Wine around the Downs
This is English Wine Week and here in the South Downs we’ve got a lot to celebrate. Our (usually) sunny and (supposedly) warming climate, together with favourable soil that closely resembles the Champagne region of France, has produced an explosion of wine making in West Sussex in recent decades.
With both classic sparkling wine varietals such as Pinot Noir, Pinot Meunier and Chardonnay, and grapes for still wines such as Bacchus and Rondo, all thriving in the Sussex Weald we couldn’t be more spoilt for choice.
So in English Wine Week, why not take a tour of our local vineyards. Almost all offer tours and tastings, and you can usually book the tours and buy the wines online. If you can’t make it in person, then take a ‘virtual’ tour and treat yourself to a bottle from each one!
Nyetimber is probably one of the best known wine makers in the area, with vineyards in West Sussex and Hampshire. Owner and CEO, Eric Heerema’s vision from the start was to rival the best wine in the world, including Champagne. Nyetimber’s winemaker Cherie Spriggs believes that what distinguishes an outstanding wine from a good one is precision and attention to detail in every part of the process, every day. It seems to have paid off – in 2016 at the International Wine and Spirit Competition (IWSC), they were awarded the English Wine Producer of the Year.
Snapping at their heels, are the wines of Wiston Estate at Washington. Owned and managed by the Goring family since 1743, it was only in 2006 that the first vines were planted on the Estate, after Harry Goring succumbed to the lifelong ambition of his wife, Pip, to plant a vineyard . Under the direction of winemaker Dermot Sugrue, Wiston Wines were chosen by Decanter magazine experts to be amongst the sparkling wines and Champagne that most impressed them in 2016.
Down in Halnaker, near Chichester, The Tinwood Estate is also making a name for its wines on land originally purchased by a Dutchman to grow lettuces. Ten years ago his son, Art Tukker, found a much better use for the land and has planted almost 100000 vines on his 65 acres of chalky, flinty soil. And if you happen to indulge a touch too much on your tour, then you could always stay in one of the three luxury lodges on the Estate.
The wines of the Blackdown Ridge Estate near Haslemere are the result of the vision of owner, Professor Martin Cook, who has lived on the estate for 20 years. A passionate wine-lover, Martin was inspired to create his vineyard when an Italian family friend and winemaker suggested that the beautiful south-facing slopes of Blackdown would be perfect for growing vines.

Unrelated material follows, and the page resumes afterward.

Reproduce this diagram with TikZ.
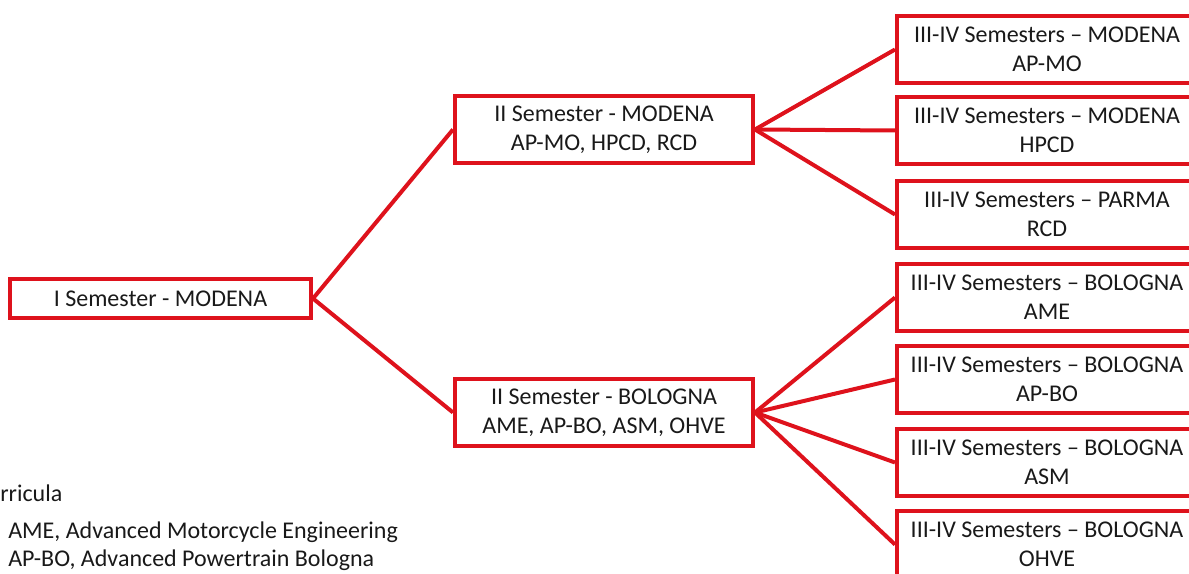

Stopham Vineyard, near Pulborough, specialises in white wine production from hand-harvested grapes grown in a vineyard next to the River Arun. Director of Winemaking, Simon Woodhead, came into winemaking after a career in design for a Formula 1 team so presumably applies the same precision and attention to detail in his winery. Stopham’s debut 2010 vintage (a still dry white, pinot blanc) is stocked by Raymond Blanc’s fashionable Le Manoir au Quat’Saisons restaurant, and was served to the Queen and Prince Philip on the royal barge during their golden wedding anniversary celebrations
Just up the road from Stopham are Nutbourne Vineyards, a family run boutique wine producer of award winning still and sparkling wines. Owned by the Gladwin family (who know a thing or two about fine dining and catering), the winery is headed up by consultant Wine Maker, Owen Elias, several times winner of the UK Wine Maker of the Year. One of the pioneers of wine grape growing in the UK, the Estate now produces between 40000 and 60000 bottles a year.
Coming back East along the A272 you’ll find Upperton Vineyards at Tillington. First planted by Andy Rogers in 2005 with 800 trial vines initially for still wine production, additional vines for high quality sparkling wine were subsequently planted and there are now 32000 vines at Upperton. The vineyard is now a family affair with son James as Vineyard Manager and daughters Heidi and Sarah joining to help visitors understand and enjoy the wines.
With such perfect soil and a growing industry in the area, it’s no wonder we are now seeing the emergence of micro-vineyards such as Trotton Vineyards near Rogate and Coldharbour Vineyard at Pulborough. The former send their grapes to Simon Woodhead at Stopham for the winemaking and the latter use the skills they first honed at Nyetimber.
It’s an exciting time West Sussex wines and we looking forward to supporting them all in English Wine Week 2017.